## Given instruction
Carry none of the pictures over; write out the complete data exactly.

## Given data
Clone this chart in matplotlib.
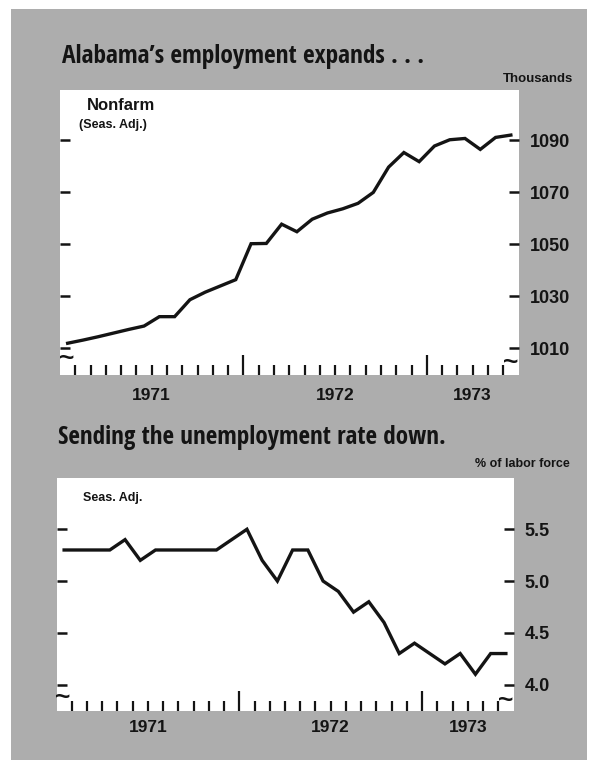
import matplotlib
matplotlib.use("Agg")
import matplotlib.pyplot as plt
from matplotlib import font_manager as fm
from matplotlib.ft2font import FT2Font
from matplotlib.patches import Rectangle
import numpy as np

W, H = 591, 760

# ── data: monthly, Jan 1971 – Jun 1973 ───────────────────────────────────────
YEARS = ["1971", "1972", "1973"]
YEAR_MONTHS = [12, 12, 6]          # months shown per year

NONFARM = [1012.0, 1013.2, 1014.5, 1015.9, 1017.3, 1018.6,
           1022.2, 1022.2, 1028.7, 1031.6, 1034.0, 1036.4,
           1050.2, 1050.3, 1057.7, 1054.8, 1059.6, 1062.0,
           1063.6, 1065.7, 1069.9, 1079.6, 1085.2, 1081.7,
           1087.7, 1090.1, 1090.6, 1086.4, 1091.0, 1091.9]

UNEMP = [5.3, 5.3, 5.3, 5.3, 5.4, 5.2,
         5.3, 5.3, 5.3, 5.3, 5.3, 5.4,
         5.5, 5.2, 5.0, 5.3, 5.3, 5.0,
         4.9, 4.7, 4.8, 4.6, 4.3, 4.4,
         4.3, 4.2, 4.3, 4.1, 4.3, 4.3]

NONFARM_TICKS = [1010, 1030, 1050, 1070, 1090]
UNEMP_TICKS = [4.0, 4.5, 5.0, 5.5]
UNEMP_LABELS = ["4.0", "4.5", "5.0", "5.5"]

TITLE_TOP = "Alabama\u2019s employment expands . . ."
TITLE_BOTTOM = "Sending the unemployment rate down."

GRAY = "#adadad"
INK = "#141414"
SANS = ["Liberation Sans", "DejaVu Sans"]
TITLE_FAMILIES = ("dejavu sans", "liberation sans", "roboto", "open sans",
                  "lato", "inter", "noto sans")


def box(left, top, right, bottom):
    return [left / W, 1 - bottom / H, (right - left) / W, (bottom - top) / H]


def fx(x):
    return x / W


def fy(y):
    return 1 - y / H


def covers(fname, text):
    try:
        cmap = FT2Font(fname).get_charmap()
    except Exception:
        return False
    return all(ord(c) in cmap for c in set(text))


def condensed_bold(fig, sample):
    # narrowest bold latin sans face installed (condensed faces win)
    r = fig.canvas.get_renderer()
    best, best_w = fm.FontProperties(family=SANS, weight="bold"), None
    for f in fm.fontManager.ttflist:
        if not f.name.lower().startswith(TITLE_FAMILIES):
            continue
        if f.weight not in ("bold", 700) or f.style != "normal":
            continue
        if not covers(f.fname, sample):
            continue
        t = fig.text(0, 0, sample, fontproperties=fm.FontProperties(fname=f.fname, size=16))
        w = t.get_window_extent(renderer=r).width
        t.remove()
        if best_w is None or w < best_w:
            best, best_w = fm.FontProperties(fname=f.fname), w
    return best


def fit_width(fig, txt, target_px):
    r = fig.canvas.get_renderer()
    w = txt.get_window_extent(renderer=r).width
    txt.set_fontsize(txt.get_fontsize() * target_px / w)


def panel(ax, values, ylim, yticks, ylabels):
    n = len(values)
    x = np.arange(n) + 0.5
    ax.set_facecolor("white")
    ax.plot(x, values, color=INK, lw=2.4, solid_joinstyle="miter")
    ax.set_xlim(0, n)
    ax.set_ylim(*ylim)
    for s in ax.spines.values():
        s.set_visible(False)

    # month boundary ticks, taller at year boundaries
    bounds = np.cumsum(YEAR_MONTHS)[:-1]
    ax.set_xticks(bounds)
    ax.set_xticks([m for m in range(1, n) if m not in bounds], minor=True)
    ax.tick_params(axis="x", which="major", direction="in", length=14.5,
                   width=1.6, color=INK, labelbottom=False)
    ax.tick_params(axis="x", which="minor", direction="in", length=7.5,
                   width=1.6, color=INK)

    ax.set_yticks(yticks)
    ax.set_yticklabels(ylabels)
    ax.tick_params(axis="y", which="both", left=True, right=True,
                   labelleft=False, labelright=True, direction="in",
                   length=7, width=1.8, color=INK, pad=8)
    for t in ax.get_yticklabels():
        t.set_fontfamily(SANS)
        t.set_fontweight("bold")
        t.set_fontsize(13)
        t.set_color(INK)

    # year labels centred on the visible part of each year
    start = 0
    for yr, m in zip(YEARS, YEAR_MONTHS):
        ax.text(start + m / 2, -0.075, yr, transform=ax.get_xaxis_transform(),
                ha="center", va="center", fontsize=12.5, fontweight="bold",
                family=SANS, color=INK)
        start += m

    # axis break marks
    for xa, ya in [(0.014, 0.055), (0.983, 0.04)]:
        ax.text(xa, ya, "~", transform=ax.transAxes, ha="center", va="center",
                fontsize=19, fontweight="bold", family=SANS, color=INK)


fig = plt.figure(figsize=(W / 100, H / 100), dpi=100)
fig.patch.set_facecolor("white")
fig.add_artist(Rectangle((fx(10.5), 0), fx(586.5) - fx(10.5), fy(9),
                         transform=fig.transFigure, facecolor=GRAY,
                         edgecolor="none", zorder=0))
title_font = condensed_bold(fig, TITLE_TOP + TITLE_BOTTOM)

# ── top panel: nonfarm employment ──
ax1 = fig.add_axes(box(60, 90, 518.5, 374.5))
panel(ax1, NONFARM, (1000, 1109.2), NONFARM_TICKS,
      [str(t) for t in NONFARM_TICKS])
ax1.text(0.058, 0.93, "Nonfarm", transform=ax1.transAxes, fontsize=12,
         fontweight="bold", family=SANS, color=INK, va="baseline")
ax1.text(0.042, 0.865, "(Seas. Adj.)", transform=ax1.transAxes, fontsize=9,
         fontweight="bold", family=SANS, color=INK, va="baseline")

t1 = fig.text(fx(62), fy(63), TITLE_TOP, fontproperties=title_font,
              color=INK, va="baseline")
t1.set_fontsize(16)
fit_width(fig, t1, 363)
fig.text(fx(573), fy(82), "Thousands", fontsize=9.5, fontweight="bold",
         family=SANS, color=INK, ha="right", va="baseline")

# ── bottom panel: unemployment rate ──
ax2 = fig.add_axes(box(56.5, 477.5, 513.5, 710.5))
panel(ax2, UNEMP, (3.75, 6.0), UNEMP_TICKS, UNEMP_LABELS)
ax2.text(0.058, 0.9, "Seas. Adj.", transform=ax2.transAxes, fontsize=9,
         fontweight="bold", family=SANS, color=INK, va="baseline")

t2 = fig.text(fx(58), fy(444), TITLE_BOTTOM, fontproperties=title_font,
              color=INK, va="baseline")
t2.set_fontsize(16)
fit_width(fig, t2, 389)
fig.text(fx(570), fy(467), "% of labor force", fontsize=9, fontweight="bold",
         family=SANS, color=INK, ha="right", va="baseline")

fig.savefig("out.png", dpi=100, facecolor=fig.get_facecolor())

## Finished task
Clone this chart in matplotlib.
import matplotlib
matplotlib.use("Agg")
import matplotlib.pyplot as plt
from matplotlib import font_manager as fm
from matplotlib.ft2font import FT2Font
from matplotlib.patches import Rectangle
import numpy as np

W, H = 591, 760

# ── data: monthly, Jan 1971 – Jun 1973 ───────────────────────────────────────
YEARS = ["1971", "1972", "1973"]
YEAR_MONTHS = [12, 12, 6]          # months shown per year

NONFARM = [1012.0, 1013.2, 1014.5, 1015.9, 1017.3, 1018.6,
           1022.2, 1022.2, 1028.7, 1031.6, 1034.0, 1036.4,
           1050.2, 1050.3, 1057.7, 1054.8, 1059.6, 1062.0,
           1063.6, 1065.7, 1069.9, 1079.6, 1085.2, 1081.7,
           1087.7, 1090.1, 1090.6, 1086.4, 1091.0, 1091.9]

UNEMP = [5.3, 5.3, 5.3, 5.3, 5.4, 5.2,
         5.3, 5.3, 5.3, 5.3, 5.3, 5.4,
         5.5, 5.2, 5.0, 5.3, 5.3, 5.0,
         4.9, 4.7, 4.8, 4.6, 4.3, 4.4,
         4.3, 4.2, 4.3, 4.1, 4.3, 4.3]

NONFARM_TICKS = [1010, 1030, 1050, 1070, 1090]
UNEMP_TICKS = [4.0, 4.5, 5.0, 5.5]
UNEMP_LABELS = ["4.0", "4.5", "5.0", "5.5"]

TITLE_TOP = "Alabama\u2019s employment expands . . ."
TITLE_BOTTOM = "Sending the unemployment rate down."

GRAY = "#adadad"
INK = "#141414"
SANS = ["Liberation Sans", "DejaVu Sans"]
TITLE_FAMILIES = ("dejavu sans", "liberation sans", "roboto", "open sans",
                  "lato", "inter", "noto sans")


def box(left, top, right, bottom):
    return [left / W, 1 - bottom / H, (right - left) / W, (bottom - top) / H]


def fx(x):
    return x / W


def fy(y):
    return 1 - y / H


def covers(fname, text):
    try:
        cmap = FT2Font(fname).get_charmap()
    except Exception:
        return False
    return all(ord(c) in cmap for c in set(text))


def condensed_bold(fig, sample):
    # narrowest bold latin sans face installed (condensed faces win)
    r = fig.canvas.get_renderer()
    best, best_w = fm.FontProperties(family=SANS, weight="bold"), None
    for f in fm.fontManager.ttflist:
        if not f.name.lower().startswith(TITLE_FAMILIES):
            continue
        if f.weight not in ("bold", 700) or f.style != "normal":
            continue
        if not covers(f.fname, sample):
            continue
        t = fig.text(0, 0, sample, fontproperties=fm.FontProperties(fname=f.fname, size=16))
        w = t.get_window_extent(renderer=r).width
        t.remove()
        if best_w is None or w < best_w:
            best, best_w = fm.FontProperties(fname=f.fname), w
    return best


def fit_width(fig, txt, target_px):
    r = fig.canvas.get_renderer()
    w = txt.get_window_extent(renderer=r).width
    txt.set_fontsize(txt.get_fontsize() * target_px / w)


def panel(ax, values, ylim, yticks, ylabels):
    n = len(values)
    x = np.arange(n) + 0.5
    ax.set_facecolor("white")
    ax.plot(x, values, color=INK, lw=2.4, solid_joinstyle="miter")
    ax.set_xlim(0, n)
    ax.set_ylim(*ylim)
    for s in ax.spines.values():
        s.set_visible(False)

    # month boundary ticks, taller at year boundaries
    bounds = np.cumsum(YEAR_MONTHS)[:-1]
    ax.set_xticks(bounds)
    ax.set_xticks([m for m in range(1, n) if m not in bounds], minor=True)
    ax.tick_params(axis="x", which="major", direction="in", length=14.5,
                   width=1.6, color=INK, labelbottom=False)
    ax.tick_params(axis="x", which="minor", direction="in", length=7.5,
                   width=1.6, color=INK)

    ax.set_yticks(yticks)
    ax.set_yticklabels(ylabels)
    ax.tick_params(axis="y", which="both", left=True, right=True,
                   labelleft=False, labelright=True, direction="in",
                   length=7, width=1.8, color=INK, pad=8)
    for t in ax.get_yticklabels():
        t.set_fontfamily(SANS)
        t.set_fontweight("bold")
        t.set_fontsize(13)
        t.set_color(INK)

    # year labels centred on the visible part of each year
    start = 0
    for yr, m in zip(YEARS, YEAR_MONTHS):
        ax.text(start + m / 2, -0.075, yr, transform=ax.get_xaxis_transform(),
                ha="center", va="center", fontsize=12.5, fontweight="bold",
                family=SANS, color=INK)
        start += m

    # axis break marks
    for xa, ya in [(0.014, 0.055), (0.983, 0.04)]:
        ax.text(xa, ya, "~", transform=ax.transAxes, ha="center", va="center",
                fontsize=19, fontweight="bold", family=SANS, color=INK)


fig = plt.figure(figsize=(W / 100, H / 100), dpi=100)
fig.patch.set_facecolor("white")
fig.add_artist(Rectangle((fx(10.5), 0), fx(586.5) - fx(10.5), fy(9),
                         transform=fig.transFigure, facecolor=GRAY,
                         edgecolor="none", zorder=0))
title_font = condensed_bold(fig, TITLE_TOP + TITLE_BOTTOM)

# ── top panel: nonfarm employment ──
ax1 = fig.add_axes(box(60, 90, 518.5, 374.5))
panel(ax1, NONFARM, (1000, 1109.2), NONFARM_TICKS,
      [str(t) for t in NONFARM_TICKS])
ax1.text(0.058, 0.93, "Nonfarm", transform=ax1.transAxes, fontsize=12,
         fontweight="bold", family=SANS, color=INK, va="baseline")
ax1.text(0.042, 0.865, "(Seas. Adj.)", transform=ax1.transAxes, fontsize=9,
         fontweight="bold", family=SANS, color=INK, va="baseline")

t1 = fig.text(fx(62), fy(63), TITLE_TOP, fontproperties=title_font,
              color=INK, va="baseline")
t1.set_fontsize(16)
fit_width(fig, t1, 363)
fig.text(fx(573), fy(82), "Thousands", fontsize=9.5, fontweight="bold",
         family=SANS, color=INK, ha="right", va="baseline")

# ── bottom panel: unemployment rate ──
ax2 = fig.add_axes(box(56.5, 477.5, 513.5, 710.5))
panel(ax2, UNEMP, (3.75, 6.0), UNEMP_TICKS, UNEMP_LABELS)
ax2.text(0.058, 0.9, "Seas. Adj.", transform=ax2.transAxes, fontsize=9,
         fontweight="bold", family=SANS, color=INK, va="baseline")

t2 = fig.text(fx(58), fy(444), TITLE_BOTTOM, fontproperties=title_font,
              color=INK, va="baseline")
t2.set_fontsize(16)
fit_width(fig, t2, 389)
fig.text(fx(570), fy(467), "% of labor force", fontsize=9, fontweight="bold",
         family=SANS, color=INK, ha="right", va="baseline")

fig.savefig("out.png", dpi=100, facecolor=fig.get_facecolor())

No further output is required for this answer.